President of Smith College
- In office 1940–1949
- Preceded by: Elizabeth Cutter Morrow
- Succeeded by: Benjamin Fletcher Wright

Personal details
- Born: 24 May 1893 Northamptonshire, England
- Died: 28 March 1967 (aged 73)

= Herbert Davis (academic administrator) =

British literary scholar and university administrator (1893–1967)

Herbert John Davis, FBA (24 May 1893 – 28 March 1967) was an English literary scholar and university administrator.

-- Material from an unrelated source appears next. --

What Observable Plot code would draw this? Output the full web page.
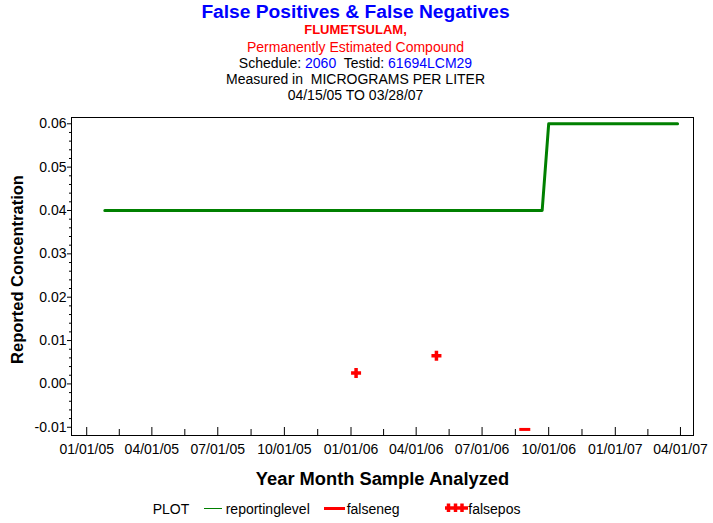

Davis was educated at St John's College, Oxford, where he read classics, graduating in 1914. After service in the First World War, he was appointed to a lectureship in English at the University of Leeds in 1920. Two years later, he moved to University College, Toronto, to be an associate professor; he was guest professor at the University of Cologne in the 1924–25-year, before returning to Toronto, where he was promoted to a full professorship in 1935.

In 1938, he moved to Cornell University to chair the English department (in 1939, he also became Goldwin Smith Professor there), but left in 1940 to become the fourth official president of Smith College, serving from 1940 to 1949, succeeding acting president Elizabeth Cutter Morrow. During World War II, he presided over the creation of America's first Officers' Training Unit of the Women's Reserve (also known as WAVES). In 1949, he was appointed to a readership in textual criticism at the University of Oxford, where he became a professor in 1956. He retired four years later, having been elected a fellow of the British Academy in 1954.